Cranworth was a man of high personal character and strong common-sense. He was a sound lawyer, and an acute and patient judge. He was not a successful speaker in parliament; but, though destitute of eloquence and wit, his speeches were always listened to with respect. Owing to his extreme caution and timidity, Cranworth failed as a law reformer. He had ‘an unhappy knack, though always with the best intentions, of making exactly such proposals for their amendment as would entirely defeat the operation of some of Lord Westbury's most masterly measures’ (Law Magazine and Review, 1873, p. 724). Few men enjoyed greater personal popularity.
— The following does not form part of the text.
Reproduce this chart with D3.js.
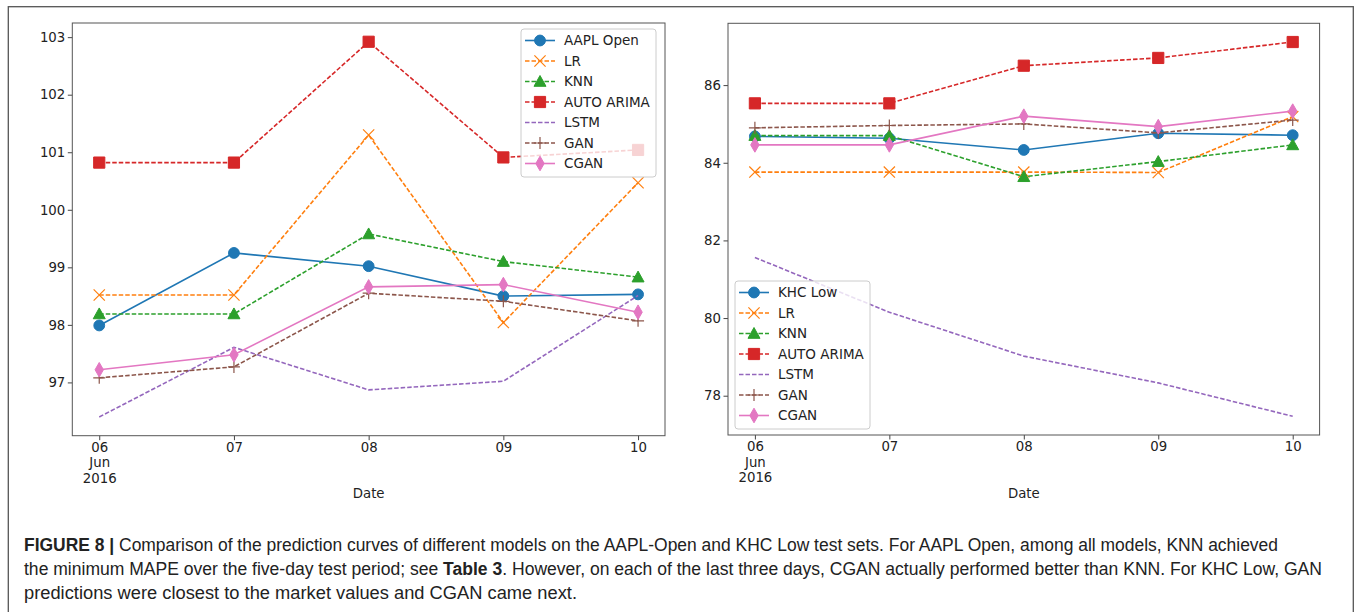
<!DOCTYPE html>
<html>
<head>
<meta charset="utf-8">
<script src="https://cdn.jsdelivr.net/npm/d3@7"></script>
<style>
  body { margin: 0; background: #fff; }
  svg { display: block; }
  .tick text, .lbl, .leg text { font-family: "DejaVu Sans", sans-serif; fill: #222; }
  .cap { font-family: "Liberation Sans", Arial, sans-serif; fill: #222; }
</style>
</head>
<body>
<div id="chart"></div>
<script>
const days = ["2016-06-06", "2016-06-07", "2016-06-08", "2016-06-09", "2016-06-10"];

// AAPL Open panel
const aaplNames = ["AAPL Open", "LR", "KNN", "AUTO ARIMA", "LSTM", "GAN", "CGAN"];
const aaplOpen  = [97.99, 99.25, 99.02, 98.50, 98.53];
const aaplLR    = [98.52, 98.52, 101.30, 98.04, 100.47];
const aaplKNN   = [98.19, 98.19, 99.58, 99.10, 98.83];
const aaplArima = [100.82, 100.82, 102.92, 100.91, 101.04];
const aaplLSTM  = [96.40, 97.61, 96.87, 97.02, 98.51];
const aaplGAN   = [97.08, 97.27, 98.55, 98.41, 98.07];
const aaplCGAN  = [97.22, 97.48, 98.66, 98.70, 98.22];
const aaplTicks = [97, 98, 99, 100, 101, 102, 103];

// KHC Low panel
const khcNames = ["KHC Low", "LR", "KNN", "AUTO ARIMA", "LSTM", "GAN", "CGAN"];
const khcLow   = [84.68, 84.63, 84.33, 84.76, 84.71];
const khcLR    = [83.76, 83.76, 83.76, 83.75, 85.19];
const khcKNN   = [84.70, 84.70, 83.64, 84.03, 84.46];
const khcArima = [85.53, 85.53, 86.50, 86.70, 87.11];
const khcLSTM  = [81.56, 80.15, 79.02, 78.33, 77.47];
const khcGAN   = [84.90, 84.96, 85.00, 84.77, 85.10];
const khcCGAN  = [84.46, 84.46, 85.20, 84.93, 85.33];
const khcTicks = [78, 80, 82, 84, 86];

const captionLines = [
  [["FIGURE 8 |", true], [" Comparison of the prediction curves of different models on the AAPL-Open and KHC Low test sets. For AAPL Open, among all models, KNN achieved", false]],
  [["the minimum MAPE over the five-day test period; see ", false], ["Table 3", true], [". However, on each of the last three days, CGAN actually performed better than KNN. For KHC Low, GAN", false]],
  [["predictions were closest to the market values and CGAN came next.", false]]
];

const styles = [
  { color: "#1f77b4", dash: null, marker: "o" },
  { color: "#ff7f0e", dash: "4.5,2", marker: "x" },
  { color: "#2ca02c", dash: "4.5,2", marker: "^" },
  { color: "#d62728", dash: "4.5,2", marker: "s" },
  { color: "#9467bd", dash: "4.5,2", marker: null },
  { color: "#8c564b", dash: "4.5,2", marker: "+" },
  { color: "#e377c2", dash: null, marker: "d" }
];

const W = 1356, H = 612;
const parseDay = d3.timeParse("%Y-%m-%d");
const dayDates = days.map(parseDay);

const svg = d3.select("#chart").append("svg")
  .attr("width", W).attr("height", H);

svg.append("rect")
  .attr("x", 8.3).attr("y", 6.7)
  .attr("width", 1345).attr("height", 640)
  .attr("fill", "none").attr("stroke", "#555").attr("stroke-width", 1.3);

function markerPath(type) {
  switch (type) {
    case "o": return d3.symbol(d3.symbolCircle, 92)();
    case "s": return "M-5.6,-5.6H5.6V5.6H-5.6Z";
    case "^": return "M0,-6L6,4.8H-6Z";
    case "d": return "M0,-7.3L4.2,0L0,7.3L-4.2,0Z";
    case "x": return "M-5.6,-5.6L5.6,5.6M-5.6,5.6L5.6,-5.6";
    case "+": return "M-6,0H6M0,-6V6";
  }
  return null;
}

function addMarker(sel, st) {
  if (!st.marker) return;
  const open = st.marker === "x" || st.marker === "+";
  sel.append("path")
    .attr("d", markerPath(st.marker))
    .attr("fill", open ? "none" : st.color)
    .attr("stroke", st.color)
    .attr("stroke-width", open ? 1.2 : 1);
}

function drawPanel(p) {
  const g = svg.append("g");
  const pad = 0.2 * 24 * 3600 * 1000;
  const x = d3.scaleTime()
    .domain([+dayDates[0] - pad, +dayDates[4] + pad])
    .range([p.left, p.right]);

  const all = p.series.flat();
  const [lo, hi] = d3.extent(all);
  const m = (hi - lo) * 0.05;
  const y = d3.scaleLinear().domain([lo - m, hi + m]).range([p.bottom, p.top]);

  const line = d3.line()
    .x((d, i) => x(dayDates[i]))
    .y(d => y(d));

  p.series.forEach((vals, k) => {
    const st = styles[k];
    g.append("path")
      .attr("d", line(vals))
      .attr("fill", "none")
      .attr("stroke", st.color)
      .attr("stroke-width", 1.6)
      .attr("stroke-dasharray", st.dash);
    vals.forEach((v, i) => {
      const mk = g.append("g").attr("transform", `translate(${x(dayDates[i])},${y(v)})`);
      addMarker(mk, st);
    });
  });

  // axes
  const xAxis = g.append("g")
    .attr("transform", `translate(0,${p.bottom})`)
    .call(d3.axisBottom(x).tickValues(dayDates).tickFormat(d3.timeFormat("%d"))
      .tickSize(4.5).tickPadding(2));
  const yAxis = g.append("g")
    .attr("transform", `translate(${p.left},0)`)
    .call(d3.axisLeft(y).tickValues(p.ticks).tickSize(4.5).tickPadding(2.5));

  [xAxis, yAxis].forEach(a => {
    a.select(".domain").remove();
    a.selectAll(".tick line").attr("stroke", "#444").attr("stroke-width", 1);
    a.selectAll(".tick text").attr("font-size", 13.3).attr("font-family", null);
  });

  const first = xAxis.select(".tick text");
  first.append("tspan").attr("x", 0).attr("dy", "1.17em").text("Jun");
  first.append("tspan").attr("x", 0).attr("dy", "1.17em").text("2016");
  // keep the first line where it was
  first.each(function () {
    const t = d3.select(this);
    const txt = t.node().firstChild;
    t.node().removeChild(txt);
    t.insert("tspan", "tspan").attr("x", 0).text("06");
  });

  g.append("rect")
    .attr("x", p.left).attr("y", p.top)
    .attr("width", p.right - p.left).attr("height", p.bottom - p.top)
    .attr("fill", "none").attr("stroke", "#555").attr("stroke-width", 1);

  g.append("text").attr("class", "lbl")
    .attr("x", (p.left + p.right) / 2).attr("y", 498)
    .attr("text-anchor", "middle").attr("font-size", 13.3)
    .text("Date");

  // legend
  const lw = 135, lh = 148;
  const lx = p.legend === "upper right" ? p.right - 9 - lw : p.left + 7;
  const ly = p.legend === "upper right" ? p.top + 6 : p.bottom - 6 - lh;
  const leg = g.append("g").attr("class", "leg").attr("transform", `translate(${lx},${ly})`);
  leg.append("rect")
    .attr("width", lw).attr("height", lh).attr("rx", 3)
    .attr("fill", "#fff").attr("fill-opacity", 0.8)
    .attr("stroke", "#ccc").attr("stroke-width", 1);

  const rows = leg.selectAll(".row")
    .data(p.names)
    .enter()
    .append("g")
    .attr("class", "row")
    .attr("transform", (d, i) => `translate(0,${11.5 + i * 20.5})`);

  rows.append("line")
    .attr("x1", 4).attr("x2", 34)
    .attr("stroke", (d, i) => styles[i].color)
    .attr("stroke-width", 1.6)
    .attr("stroke-dasharray", (d, i) => styles[i].dash);
  rows.each(function (d, i) {
    addMarker(d3.select(this).append("g").attr("transform", "translate(19,0)"), styles[i]);
  });
  rows.append("text")
    .attr("x", 43).attr("dy", "0.36em")
    .attr("font-size", 13.5)
    .text(d => d);
}

drawPanel({
  left: 72.3, right: 665, top: 23, bottom: 435.7,
  names: aaplNames,
  series: [aaplOpen, aaplLR, aaplKNN, aaplArima, aaplLSTM, aaplGAN, aaplCGAN],
  ticks: aaplTicks, legend: "upper right"
});

drawPanel({
  left: 728, right: 1319.6, top: 23.3, bottom: 435,
  names: khcNames,
  series: [khcLow, khcLR, khcKNN, khcArima, khcLSTM, khcGAN, khcCGAN],
  ticks: khcTicks, legend: "lower left"
});

// caption
const capWidths = [1254, 1298, 553];
captionLines.forEach((parts, i) => {
  const t = svg.append("text")
    .attr("class", "cap")
    .attr("x", 24).attr("y", 550.5 + i * 24)
    .attr("font-size", 17.5)
    .attr("textLength", capWidths[i])
    .attr("lengthAdjust", "spacingAndGlyphs");
  parts.forEach(([s, bold]) => {
    t.append("tspan").attr("font-weight", bold ? "bold" : null).text(s);
  });
});
</script>
</body>
</html>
Lord Campbell declares ‘there never lived a better man than Rolfe’ (Life of John, Lord Campbell, ii. 125); while Greville says: ‘Nobody is so agreeable as Rolfe—a clear head, vivacity, information, an extraordinary pleasantness of manner without being soft or affected, extreme good humour, cheerfulness, and tact make his society on the whole as attractive as that of anybody I ever met’ (Memoirs, 2nd part, 1885, ii. 265).

There is an oil portrait of Cranworth by George Richmond, R.A., in the National Portrait Gallery. A crayon drawing of Cranworth by the same artist has been engraved by Francis Holl.
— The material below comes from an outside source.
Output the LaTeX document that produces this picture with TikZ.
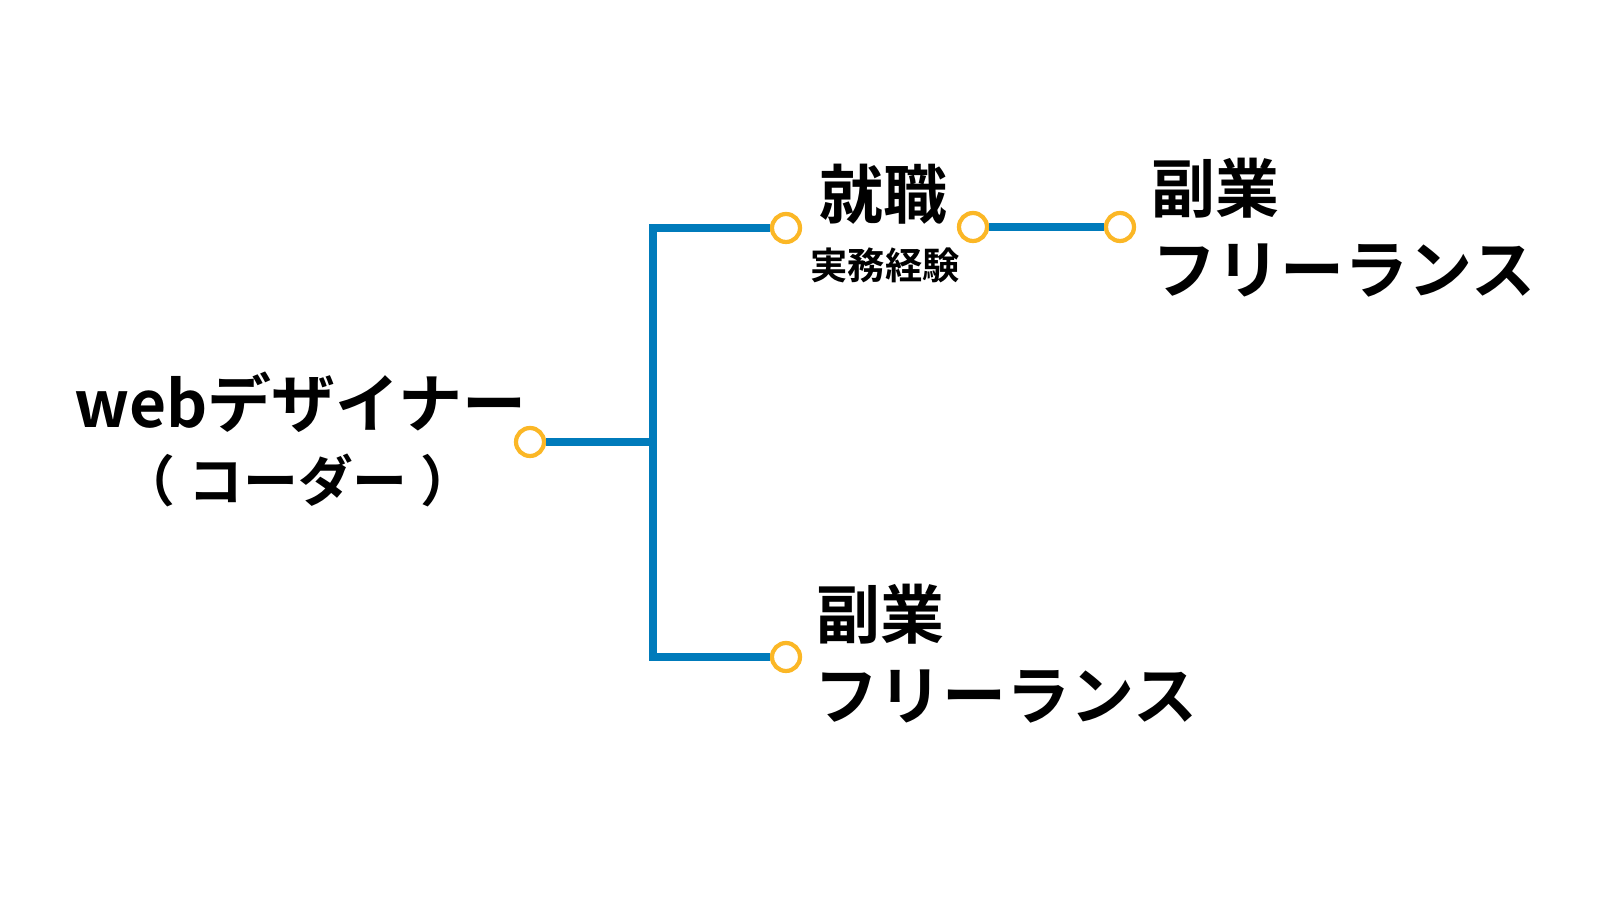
\documentclass[tikz,border=0pt]{standalone}
\usepackage{fontspec}
\setmainfont{Noto Sans CJK JP}[BoldFont={Noto Sans CJK JP Bold}]
\usepackage{tikz}
\definecolor{lineblue}{HTML}{007BBB}
\definecolor{dotyellow}{HTML}{FBB726}
\tikzset{
  dot/.style={circle, draw=dotyellow, fill=white, line width=1.2pt, minimum size=0.28cm, inner sep=0pt},
  link/.style={draw=lineblue, line width=2.2pt},
  big/.style={inner sep=0pt, anchor=base west, font=\bfseries\fontsize{18.2pt}{21pt}\selectfont},
  small/.style={inner sep=0pt, anchor=base, font=\bfseries\fontsize{10.6pt}{12pt}\selectfont}
}

\begin{document}
\begin{tikzpicture}[x=0.01cm, y=-0.01cm]
      \useasboundingbox (0, 0) rectangle (1600, 901);

      \node[big] (designer) at (74, 428) {webデザイナー};
      \node[big, anchor=base, font=\bfseries\fontsize{15.6pt}{18pt}\selectfont] (coder) at (298, 502) {（ コーダー ）};

      \node[dot] (start) at (530, 442) {};
      \coordinate (fork) at (653, 442);
      \node[dot] (job) at (786, 228) {};
      \node[dot] (side) at (786, 657) {};
      \node[dot] (jobout) at (973, 227) {};
      \node[dot] (jobside) at (1120, 227) {};

      \draw [link] (start) -- (fork);
      \draw [link] (job) -| (fork) |- (side);
      \draw [link] (jobout) -- (jobside);

      \node[big, anchor=base] (work) at (883, 219) {就職};
      \node[small] (exp) at (885, 280) {実務経験};

      \node[big] (sideA) at (1151, 213) {副業};
      \node[big] (freeA) at (1152, 294) {フリーランス};

      \node[big] (sideB) at (816, 639) {副業};
      \node[big] (freeB) at (814, 720) {フリーランス};
    \end{tikzpicture}
\end{document}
Cranworth's judgments are reported in Meeson and Welsby (v.–xvi.), Welsby, Hurlstone, and Gordon (i.–v.), Hall and Twells (ii.), Macnaghten and Gordon (ii.), De Gex, Macnaghten, and Gordon (i.–viii.), De Gex and Jones (i. and ii.), De Gex, Jones, and Smith (ii.–iv.), Clark's ‘House of Lords Cases’ (iv.–xi.), Moore's ‘Privy Council Cases,’ and the ‘Law Reports,’ English and Irish Appeal Cases (i.–iii.), Chancery Appeal Cases (i.).
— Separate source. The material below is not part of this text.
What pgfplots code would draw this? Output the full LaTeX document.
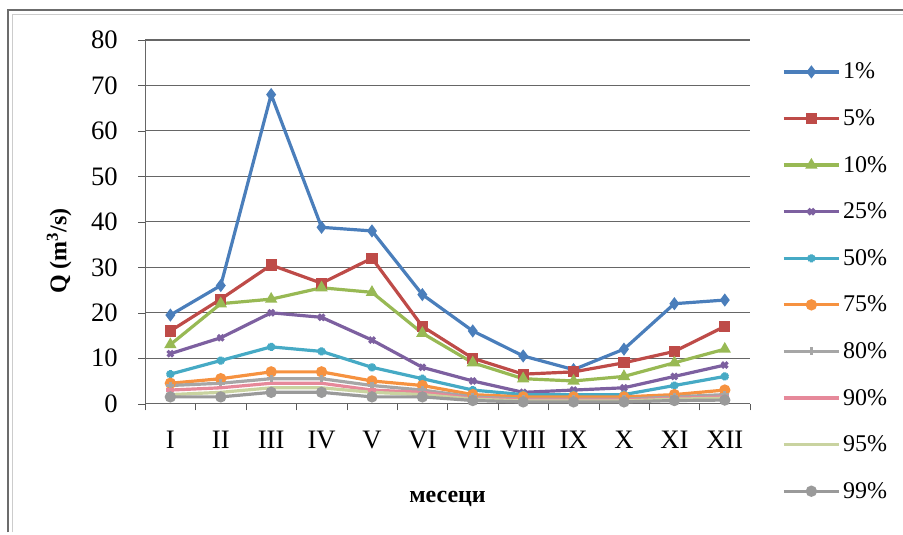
\documentclass[border=0pt]{standalone}
\usepackage{pgfplots}
\pgfplotsset{compat=1.18}
\usepackage{fontspec}
\setmainfont{Liberation Serif}
\begin{document}
\begin{tikzpicture}
\definecolor{c1}{HTML}{4A7EBB}
\definecolor{c2}{HTML}{BE4B48}
\definecolor{c3}{HTML}{98B954}
\definecolor{c4}{HTML}{7D60A0}
\definecolor{c5}{HTML}{46AAC5}
\definecolor{c6}{HTML}{F69240}
\definecolor{c7}{HTML}{A6A6A6}
\definecolor{c8}{HTML}{E6899A}
\definecolor{c9}{HTML}{C9D3A0}
\definecolor{c10}{HTML}{9A9A9A}
\begin{axis}[
  scale only axis,
  width=454pt, height=273pt,
  xmin=-0.5, xmax=11.5,
  ymin=0, ymax=80,
  xtick={0,...,11},
  xticklabels={I,II,III,IV,V,VI,VII,VIII,IX,X,XI,XII},
  major x tick style={draw=none},
  minor xtick={-0.5,0.5,...,11.5},
  minor tick length=5pt,
  ytick={0,10,...,80},
  tick align=outside,
  major tick length=5pt,
  tick style={gray!70!black},
  ymajorgrids=true,
  grid style={gray!80!black, line width=0.8pt},
  axis x line*=bottom,
  axis y line*=left,
  axis line style={gray!80!black, line width=0.8pt},
  /pgf/number format/assume math mode=true,
  tick label style={font=\rmfamily\fontsize{20}{23}\selectfont},
  xticklabel style={yshift=-12pt},
  yticklabel style={xshift=-12pt},
  xlabel={\textbf{месеци}},
  ylabel={\textbf{Q (m\textsuperscript{3}/s)}},
  label style={font=\rmfamily\fontsize{18}{21}\selectfont},
  xlabel style={yshift=-25pt},
  ylabel style={yshift=8pt, xshift=-22pt},
  clip=false,
  legend style={at={(1.053,0.945)}, anchor=north west, draw=none, fill=none,
    font=\rmfamily\fontsize{18}{21}\selectfont, row sep=17.5pt,
    legend cell align=left, inner sep=0pt},
  every axis plot/.append style={line width=2.4pt, mark size=3pt, mark options={solid}},
  legend image code/.code={
    \draw[#1] (0cm,0cm) -- (1.45cm,0cm);
    \draw[#1, mark repeat=2, mark phase=2] plot coordinates {(0cm,0cm) (0.725cm,0cm) (1.45cm,0cm)};
  },
]
\addplot[c1, mark=diamond*] coordinates {(0,19.5) (1,26) (2,68) (3,38.8) (4,38) (5,24) (6,16) (7,10.5) (8,7.5) (9,12) (10,22) (11,22.8)};
\addplot[c2, mark=square*] coordinates {(0,16) (1,23) (2,30.5) (3,26.5) (4,32) (5,17) (6,10) (7,6.5) (8,7) (9,9) (10,11.5) (11,17)};
\addplot[c3, mark=triangle*] coordinates {(0,13) (1,22) (2,23) (3,25.5) (4,24.5) (5,15.5) (6,9) (7,5.5) (8,5) (9,6) (10,9) (11,12)};
\addplot[c4, mark=x] coordinates {(0,11) (1,14.5) (2,20) (3,19) (4,14) (5,8) (6,5) (7,2.5) (8,3) (9,3.5) (10,6) (11,8.5)};
\addplot[c5, mark=asterisk] coordinates {(0,6.5) (1,9.5) (2,12.5) (3,11.5) (4,8) (5,5.5) (6,3) (7,2) (8,2) (9,2) (10,4) (11,6)};
\addplot[c6, mark=*] coordinates {(0,4.5) (1,5.5) (2,7) (3,7) (4,5) (5,4) (6,2) (7,1.5) (8,1.5) (9,1.5) (10,2) (11,3)};
\addplot[c7, mark=+] coordinates {(0,4) (1,4.5) (2,5.5) (3,5.5) (4,4) (5,3) (6,1.5) (7,1) (8,1) (9,1) (10,1.5) (11,2)};
\addplot[c8, mark=-] coordinates {(0,3) (1,3.5) (2,4.5) (3,4.5) (4,3) (5,2.5) (6,1.2) (7,0.8) (8,0.8) (9,0.8) (10,1.2) (11,1.5)};
\addplot[c9, mark=none] coordinates {(0,2) (1,2.5) (2,3.5) (3,3.5) (4,2.5) (5,2) (6,1) (7,0.6) (8,0.6) (9,0.6) (10,1) (11,1.2)};
\addplot[c10, mark=*] coordinates {(0,1.5) (1,1.5) (2,2.5) (3,2.5) (4,1.5) (5,1.5) (6,0.7) (7,0.4) (8,0.4) (9,0.4) (10,0.7) (11,0.8)};
\legend{1\%,5\%,10\%,25\%,50\%,75\%,80\%,90\%,95\%,99\%}
\coordinate (fa) at (rel axis cs:-0.226,-0.354);
\coordinate (fb) at (rel axis cs:-0.226,1.082);
\coordinate (fc) at (rel axis cs:1.26,1.082);
\coordinate (ga) at (rel axis cs:-0.219,-0.354);
\coordinate (gb) at (rel axis cs:-0.219,1.071);
\coordinate (gc) at (rel axis cs:1.26,1.071);
\coordinate (bbsw) at (rel axis cs:-0.24,-0.36);
\coordinate (bbne) at (rel axis cs:1.253,1.11);
\end{axis}
\draw[gray!85!black, line width=1.5pt] (fa) -- (fb) -- (fc);
\draw[gray!40, line width=0.8pt] (ga) -- (gb) -- (gc);
\pgfresetboundingbox
\path (bbsw) rectangle (bbne);
\end{tikzpicture}
\end{document}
[Foss's Judges of England, 1864, ix. 251–3; Nash's Life of Richard, Lord Westbury, 1888, i. 133–4, 138, 150–1, 159, 168–70, ii. 10, 77, 144, 149, 152, 153, 176; W. O'Connor Morris's Memoirs and Thoughts of a Life, 1895, pp. 129–30; Random Recollections of the House of Commons, 1836, pp. 222–3; Times, 27–30 July 1868; Law Times, xlv. 260–1, xcvi. 415–16; Law Magazine and Review, xxvi. 278–84; Illustrated London News, 1 and 15 Aug. 1868; Gent. Mag. 1868, new ser. i. 563–4; Annual Register, 1868, ii. 167–8; G. E. C.'s Complete Peerage, ii. 403; Whishaw's Synopsis of the Bar, 1835, p. 120; Cambridge University Calendar, 1894–5, pp. 152, 508; Holgate's Winchester Commoners, 1800–35, pp. 27, 40; W. Haig Browne's Charterhouse Past and Present, 1879, p. 204; Lincoln's Inn Registers; Official Return of Lists of Members of Parliament, ii. 340, 352, 365; Haydn's Book of Dignities, 1890; Notes and Queries, 6th ser. i. 495, ii. 56, 94, 8th ser. viii. 168.]